Tired of banging your head against the wall trying to fix old injuries that have been preventing your total from going up? What should you do when the foam roller, specific sport stretching, equiblock, and massages are no longer helping? Well, guess what? Here’s your golden ticket to PRville…

This ticket entitles the user to many future PR totals.

I’m speaking from direct experience, not some theory-based BS in a book or magazine written by some guy who has never lifted a heavy weight off of his chest before. I compete in the lifetime raw 181-lb and 198-lb divisions. My bench (by far my worst lift) was stuck for nearly 18 months and didn’t move no matter what I did. And I was pretty confident that I had tried it all.

Bands, chains, and boards...oh my!

Now, I’m sure you’ve heard all THAT before. It seems like everyone nowadays has “tried it all.” However, I’m the type of trainer and strength athlete who goes the extra mile so let me tell you exactly the types of things that I’ve done to try to up my bench.

I’ve made program changes, including adding more heavy shoulder work, more triceps work, and more DE speed work. All of the program changes were recommended and approved by some of the best lifters in the business. For example, Marc Bartley just helped me design my program for my next meet. I’ve gone for physical therapy assessments and weekly deep tissue chair massages. I’ve used the foam roller and monster stick daily and have done some specific rotator cuff stretching. I also did external rotator strengthening and supplemented with fish oils, glucosamine, chondroitin, and MSM. You name it and I’ve probably done it or ate it. Overall, all of these things worked great for me, but none of them actually fixed the problem with my bench.

All of these products, services, and disciplines get an A+ in my book,
but they couldn’t give me what I needed when I needed it.

A few months back, I hired a new trainer at my facility. His name was Tim Harris. During the course of our conversation, he started telling me about a woman he had been seeing for foot problems that he had had for the past several years. According to Tim, this woman (Dr. Liz Perez) was the only doctor he has seen who’s been able to give him relief.  I asked him what he had done before, and he started rattling off the names of several different therapies. So I asked exactly what Dr. Perez does. He responded with, “Active release therapy or ART.”

Tim let me know that Dr. Perez helps instruct new ART hopefuls through the certification course. I had heard of ART before and had even trained a few chiropractors that do it, but I never really took the time to learn more about it other than at a surface level. It seemed like a deep tissue massage to me.

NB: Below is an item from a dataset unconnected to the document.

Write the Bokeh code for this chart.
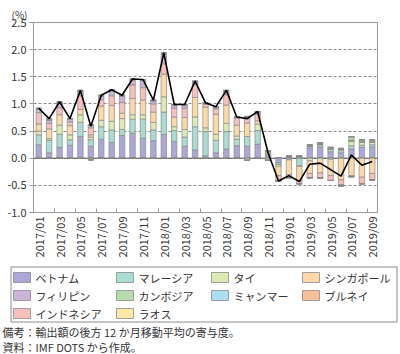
import math
from bokeh.plotting import figure
from bokeh.layouts import column
from bokeh.core.properties import value
from bokeh.models import (Range1d, FixedTicker, NumeralTickFormatter, Span, Title, Label,
                          ColumnDataSource)
from bokeh.embed import file_html
from bokeh.resources import INLINE

months = ["2017/01", "2017/02", "2017/03", "2017/04", "2017/05", "2017/06",
          "2017/07", "2017/08", "2017/09", "2017/10", "2017/11", "2017/12",
          "2018/01", "2018/02", "2018/03", "2018/04", "2018/05", "2018/06",
          "2018/07", "2018/08", "2018/09", "2018/10", "2018/11", "2018/12",
          "2019/01", "2019/02", "2019/03", "2019/04", "2019/05", "2019/06",
          "2019/07", "2019/08", "2019/09"]

vietnam = [.25, .10, .20, .24, .40, .22, .35, .29, .42, .46, .37, .32,
           .44, .31, .22, .15, .05, .10, .17, .23, .22, .26,
           .05, -.09, .03, .03, .19, .20, .12, .10, .17, .20, .21]
malaysia = [.18, .23, .24, .10, .26, .12, .23, .23, .11, .26, .35, .20,
            .41, .20, .17, .43, .44, .23, .32, .12, .18, .25,
            .03, -.03, -.02, -.14, .03, .03, .05, .04, .06, .04, .04]
thailand = [.07, .03, .17, .09, .14, .05, .12, .16, .20, .08, .08, .14,
            .28, .07, .14, .18, .07, .11, .15, .06, -.04, .12,
            -.04, -.03, -.01, -.01, -.05, .03, -.02, .03, .09, .06, .05]
singapore = [.13, .18, .19, .17, .10, .04, .26, .29, .10, .30, .27, .19,
             .42, .18, .22, .36, .38, .37, .34, .20, .25, .06,
             .03, -.17, -.27, -.27, -.23, -.27, -.30, -.40, -.32, -.35, -.28]
philippines = [.06, .06, .08, .05, .08, .05, .06, .09, .11, .09, .13, .05,
               .17, .05, .05, .04, .02, .02, .06, .01, .02, .03,
               .01, -.01, .01, .01, .01, .01, .01, .01, .01, .01, .01]
cambodia = [.01, .01, .01, .01, .01, -.03, .01, .01, .01, .01, .01, .01,
            .02, .01, .01, .01, .01, .01, .01, .01, .01, .01,
            0, 0, -.01, 0, .02, .01, .02, -.02, .06, .03, .03]
myanmar = [.01, .01, .01, 0, .01, .01, .01, .01, .01, .01, .01, .01,
           .01, .01, .01, .01, 0, .01, .01, 0, .01, .01,
           0, 0, 0, 0, 0, 0, 0, 0, .01, 0, 0]
brunei = [0, .01, .01, 0, 0, 0, 0, 0, 0, 0, 0, 0,
          0, 0, 0, 0, 0, 0, 0, 0, 0, 0,
          0, 0, 0, 0, 0, 0, 0, 0, 0, 0, 0]
indonesia = [.21, .10, .13, .07, .25, .13, .12, .18, .20, .25, .23, .15,
             .19, .16, .17, .24, .05, .10, .19, .13, .08, .12,
             .02, -.09, -.05, -.05, -.08, -.10, -.09, -.09, -.02, -.12, -.12]
laos = [0, 0, 0, 0, 0, 0, 0, 0, 0, 0, 0, 0,
        0, 0, 0, 0, 0, 0, 0, 0, 0, 0,
        0, 0, 0, 0, 0, 0, 0, 0, 0, 0, 0]

legend_names = ["ベトナム", "マレーシア", "タイ", "シンガポール", "フィリピン",
                "カンボジア", "ミャンマー", "ブルネイ", "インドネシア", "ラオス"]
series = {"ベトナム": vietnam, "マレーシア": malaysia, "タイ": thailand,
          "シンガポール": singapore, "フィリピン": philippines, "カンボジア": cambodia,
          "ミャンマー": myanmar, "ブルネイ": brunei, "インドネシア": indonesia, "ラオス": laos}
colors = {"ベトナム": "#aba7d8", "マレーシア": "#a9ddd1", "タイ": "#dcebb3",
          "シンガポール": "#fdd9a5", "フィリピン": "#cdb2d9", "カンボジア": "#b6dbac",
          "ミャンマー": "#aadff2", "ブルネイ": "#f7bf97", "インドネシア": "#f9bfba",
          "ラオス": "#fde8a5"}
stack_order = ["ベトナム", "マレーシア", "タイ", "シンガポール", "インドネシア",
               "フィリピン", "カンボジア", "ミャンマー", "ブルネイ", "ラオス"]
notes = ["備考：輸出額の後方 12 か月移動平均の寄与度。", "資料：IMF DOTS から作成。"]

FONT = "Noto Sans CJK JP"
BAR_LINE = "#8a8a8a"
TXT = "#333333"
n = len(months)
xs = list(range(n))
data = {"x": xs}
for k, name in enumerate(stack_order):
    data[f"p{k}"] = [max(v, 0) for v in series[name]]
    data[f"n{k}"] = [min(v, 0) for v in series[name]]
data["total"] = [round(sum(series[nm][i] for nm in stack_order), 4) for i in range(n)]
src = ColumnDataSource(data)

p = figure(width=400, height=262, output_backend="svg", toolbar_location=None,
           x_range=Range1d(-0.5, n - 0.5), y_range=Range1d(-1.0, 2.5),
           min_border_left=33, min_border_right=23, min_border_top=22, min_border_bottom=50)
p.frame_align = False
p.outline_line_color = "#9a9a9a"
p.outline_line_width = 1
p.background_fill_color = "white"

p.xgrid.visible = False
p.ygrid.grid_line_color = "#8a8a8a"
p.ygrid.grid_line_dash = "3 2"
p.ygrid.grid_line_width = 1

zero = Span(location=0, dimension="width", line_color="#555555", line_width=1, level="underlay")
p.add_layout(zero)

fills = [colors[nm] for nm in stack_order]
pos_r = p.vbar_stack([f"p{k}" for k in range(len(stack_order))], x="x", width=0.52,
                     fill_color=fills, line_color=BAR_LINE, line_width=0.7, source=src)
neg_r = p.vbar_stack([f"n{k}" for k in range(len(stack_order))], x="x", width=0.52,
                     fill_color=fills, line_color=BAR_LINE, line_width=0.7, source=src)
p.line(x="x", y="total", source=src, line_color="black", line_width=1.6)

# axes
p.yaxis.ticker = FixedTicker(ticks=[-1.0, -0.5, 0.0, 0.5, 1.0, 1.5, 2.0, 2.5])
p.yaxis.formatter = NumeralTickFormatter(format="0.0")
p.yaxis.major_tick_out = 4
p.yaxis.major_tick_in = 0
p.yaxis.minor_tick_line_color = None
p.yaxis.axis_line_color = "#9a9a9a"
p.yaxis.major_tick_line_color = "#9a9a9a"
p.yaxis.major_label_text_font = FONT
p.yaxis.major_label_text_font_size = "11px"
p.yaxis.major_label_text_color = TXT
p.yaxis.major_label_standoff = 3

label_pos = xs[0::2]
p.xaxis.ticker = FixedTicker(ticks=label_pos, minor_ticks=[-0.5] + [i + 1.5 for i in label_pos][:-1])
p.xaxis.major_label_overrides = {i: months[i] for i in label_pos}
p.xaxis.major_label_orientation = math.pi / 2
p.xaxis.major_tick_line_color = None
p.xaxis.major_tick_out = 0
p.xaxis.major_tick_in = 0
p.xaxis.minor_tick_in = 4
p.xaxis.minor_tick_out = 0
p.xaxis.minor_tick_line_color = "#9a9a9a"
p.xaxis.axis_line_color = "#9a9a9a"
p.xaxis.major_label_text_font = FONT
p.xaxis.major_label_text_font_size = "11px"
p.xaxis.major_label_text_color = TXT
p.xaxis.major_label_standoff = 4

# unit label
p.add_layout(Title(text="(%)", align="left", offset=-22, standoff=2,
                   text_font=FONT, text_font_size="10px", text_color=TXT,
                   text_font_style="normal"), "above")

# legend + notes panel (pixel coordinates, y up)
QH = 92
q = figure(width=400, height=QH, output_backend="svg", toolbar_location=None,
           x_range=Range1d(0, 400), y_range=Range1d(0, QH),
           x_axis_location=None, y_axis_location=None,
           min_border_left=0, min_border_right=0, min_border_top=0, min_border_bottom=0)
q.frame_align = False
q.outline_line_color = None
q.xgrid.visible = False
q.ygrid.visible = False

# legend frame
q.quad(left=[10.5], right=[396.5], top=[87.5], bottom=[32.5], fill_color="white",
       line_color="#8c8c8c", line_width=1)
col_x = [13, 116, 211, 302]
row_y = [77, 59, 41]
sw_l, sw_r, sw_t, sw_b, tx, ty = [], [], [], [], [], []
for idx, nm in enumerate(legend_names):
    r, c = divmod(idx, 4)
    sw_l.append(col_x[c])
    sw_r.append(col_x[c] + 17)
    sw_t.append(row_y[r] + 5)
    sw_b.append(row_y[r] - 5)
    tx.append(col_x[c] + 22)
    ty.append(row_y[r])
q.quad(left=sw_l, right=sw_r, top=sw_t, bottom=sw_b,
       fill_color=[colors[nm] for nm in legend_names], line_color=BAR_LINE, line_width=0.8)
q.text(x=tx, y=ty, text=legend_names, text_font=value(FONT), text_font_size="11px",
       text_color=TXT, text_baseline="middle", text_align="left")

for j, t in enumerate(notes):
    q.add_layout(Label(x=2, y=23 - 15 * j, x_units="screen", y_units="screen", text=t,
                       text_font=FONT, text_font_size="11px", text_color=TXT,
                       text_baseline="middle"))

open("out.html", "w").write(file_html(column(p, q, spacing=0), INLINE))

I decided to take a trip down to Dr. Perez’s office in Wall, New Jersey and share with her some of my ailments (namely my shoulder). Her initial evaluation took over an hour. She was doing stuff to me that even the deepest of deep tissue massages couldn’t compare with. Her approach was systematic and on the money. I could tell within a few minutes that I was in the right place.

After that first session, I felt much relief, not only in my shoulder but in my whole body. I continued to see Dr. Perez once a week for six weeks. I competed the week after my sixth visit and blew up a 25-lb bench press PR with absolutely no pain in my shoulder. For a raw 190-lb lifter, that is quite an improvement, especially considering my bench hadn’t moved at all for 18 months! What’s more is that I also hit PRs in both my squat and deadlift that day and hit a total more than 80 lbs better than my previous best totals combined.

Sometimes you have to rely on others to fix you. ART is the best practice that I have found to mitigate the demands of heavy strength training. Despite working a full-time job teaching math and philosophy to emotionally disturbed high school kids, owning my own gym, training more than 40 appointments a week, raising my own children, and trying to keep my wife happy, I always try to make time to write articles every couple months to give back to the strength community who has given so much to me. Of all the articles I’ve written, I encourage you to take this one to heart and check out an ART practitioner in your area. Soon you’ll be lifting with much less pain and watching your totals go up exponentially!